Au fil de mes voyages, j’écris des mots d’amour à ceux qui partagent mon parcours, réellement ou virtuellement. Je tisse des liens d’amitié avec mon auditoire. Je fais le pont entre les générations. Certains de mes lecteurs ont dans la vingtaine et n’ont pas vécu les histoires que je ressasse. D’autres approchent de la soixantaine et partagent mes souvenirs avec une nostalgie béate. J’enjambe les cultures, je mélange les expériences, avec la volonté chevillée au corps de partager les bons moments de la vie avec vous. Les moments tristes ou pénibles, je les efface, je les oublie. Je n’éprouve aucune souffrance ontologique : je suis en paix avec moi-même et avec l’idéal que je me suis choisi.
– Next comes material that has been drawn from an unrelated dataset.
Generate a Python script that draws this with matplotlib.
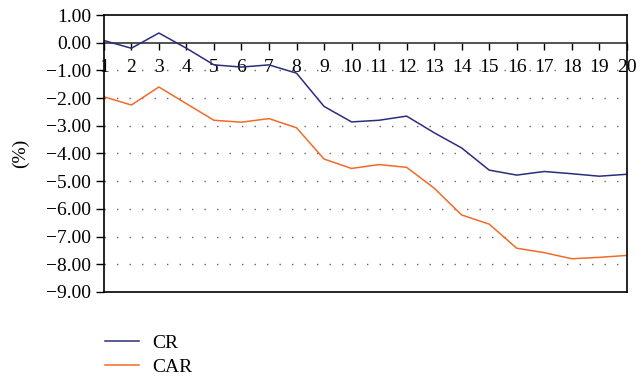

Après bientôt quatre décennies d’une vie de globe-motard, je suis toujours aussi passionné, aussi étonné chaque matin de me lever pour écrire un nouveau chapitre de ma vie de vagabond. Parfois, j’ai l’impression de commencer par la fin — ou finir par le début, selon le point de vue. Ainsi, cet été, je veux participer à plusieurs courses de motos anciennes, dont le Bol d’Or Classic, moi qui n’ai jamais osé le faire quand j’avais l’âge et la condition physique pour ça. On verra bien si c’est sage ou non. De toute façon, je n’ai rien à perdre. Ce n’est pas comme si je voulais faire carrière. « L’avenir est un présent que nous fait le passé », écrivait André Malraux. Un cadeau que j’accepte volontiers. À moi d’en profiter pendant qu’il est encore temps!